Task prompt -> Return each line of the data below verbatim; pictures are to be left out.

Data ->

↓

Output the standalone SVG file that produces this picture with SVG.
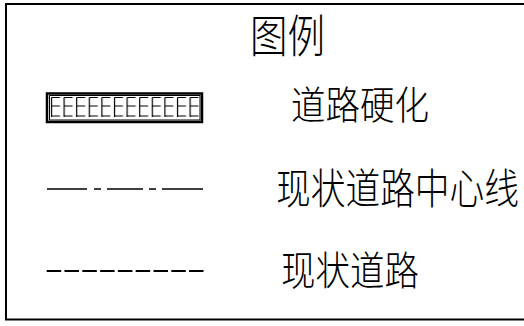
<svg xmlns="http://www.w3.org/2000/svg" width="524" height="326" viewBox="0 0 524 326">
<style>
.t{font-family:"Noto Sans CJK SC","Noto Sans",sans-serif;font-weight:300;fill:#000}
.ln{stroke:#000;fill:none}
</style>
<defs>
<pattern id="brick" x="49" y="95" width="12.6" height="25" patternUnits="userSpaceOnUse">
<path d="M2.5 2.5V22M2.5 2.5H11M2.5 11H11M2.5 21H11" stroke="#000" stroke-width="1.2" fill="none"/>
</pattern>
</defs>
<rect x="6" y="4" width="530" height="315.5" fill="#fff" stroke="#000" stroke-width="2"/>
<g id="title"><text class="t" transform="translate(250,52.5) scale(1,1.25)" x="0" y="0" font-size="36" textLength="75" lengthAdjust="spacingAndGlyphs">图例</text></g>
<g id="legend-hardened">
<rect x="49" y="95" width="151" height="25" fill="url(#brick)"/>
<rect x="47" y="93.5" width="155" height="28.5" class="ln" stroke-width="2.5"/>
<rect x="49.5" y="95.5" width="150.5" height="24.5" class="ln" stroke-width="1"/>
<text class="t" transform="translate(291,118.5) scale(1,1.12)" x="0" y="0" font-size="35" textLength="138" lengthAdjust="spacingAndGlyphs">道路硬化</text>
</g>
<g id="legend-centerline">
<path class="ln" stroke-width="1.4" d="M47 189H87M94 189H101M107 189H143M149 189H156M162 189H203"/>
<text class="t" transform="translate(276,204) scale(1,1.2)" x="0" y="0" font-size="35" textLength="243" lengthAdjust="spacingAndGlyphs">现状道路中心线</text>
</g>
<g id="legend-road">
<path class="ln" stroke-width="2" stroke-dasharray="14.5 3.3" d="M46.7 271H203.5"/>
<text class="t" transform="translate(281,284.5) scale(1,1.15)" x="0" y="0" font-size="35" textLength="138" lengthAdjust="spacingAndGlyphs">现状道路</text>
</g>
</svg>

↑

Reply ->
Output the standalone SVG file that produces this picture with SVG.
<svg xmlns="http://www.w3.org/2000/svg" width="524" height="326" viewBox="0 0 524 326">
<style>
.t{font-family:"Noto Sans CJK SC","Noto Sans",sans-serif;font-weight:300;fill:#000}
.ln{stroke:#000;fill:none}
</style>
<defs>
<pattern id="brick" x="49" y="95" width="12.6" height="25" patternUnits="userSpaceOnUse">
<path d="M2.5 2.5V22M2.5 2.5H11M2.5 11H11M2.5 21H11" stroke="#000" stroke-width="1.2" fill="none"/>
</pattern>
</defs>
<rect x="6" y="4" width="530" height="315.5" fill="#fff" stroke="#000" stroke-width="2"/>
<g id="title"><text class="t" transform="translate(250,52.5) scale(1,1.25)" x="0" y="0" font-size="36" textLength="75" lengthAdjust="spacingAndGlyphs">图例</text></g>
<g id="legend-hardened">
<rect x="49" y="95" width="151" height="25" fill="url(#brick)"/>
<rect x="47" y="93.5" width="155" height="28.5" class="ln" stroke-width="2.5"/>
<rect x="49.5" y="95.5" width="150.5" height="24.5" class="ln" stroke-width="1"/>
<text class="t" transform="translate(291,118.5) scale(1,1.12)" x="0" y="0" font-size="35" textLength="138" lengthAdjust="spacingAndGlyphs">道路硬化</text>
</g>
<g id="legend-centerline">
<path class="ln" stroke-width="1.4" d="M47 189H87M94 189H101M107 189H143M149 189H156M162 189H203"/>
<text class="t" transform="translate(276,204) scale(1,1.2)" x="0" y="0" font-size="35" textLength="243" lengthAdjust="spacingAndGlyphs">现状道路中心线</text>
</g>
<g id="legend-road">
<path class="ln" stroke-width="2" stroke-dasharray="14.5 3.3" d="M46.7 271H203.5"/>
<text class="t" transform="translate(281,284.5) scale(1,1.15)" x="0" y="0" font-size="35" textLength="138" lengthAdjust="spacingAndGlyphs">现状道路</text>
</g>
</svg>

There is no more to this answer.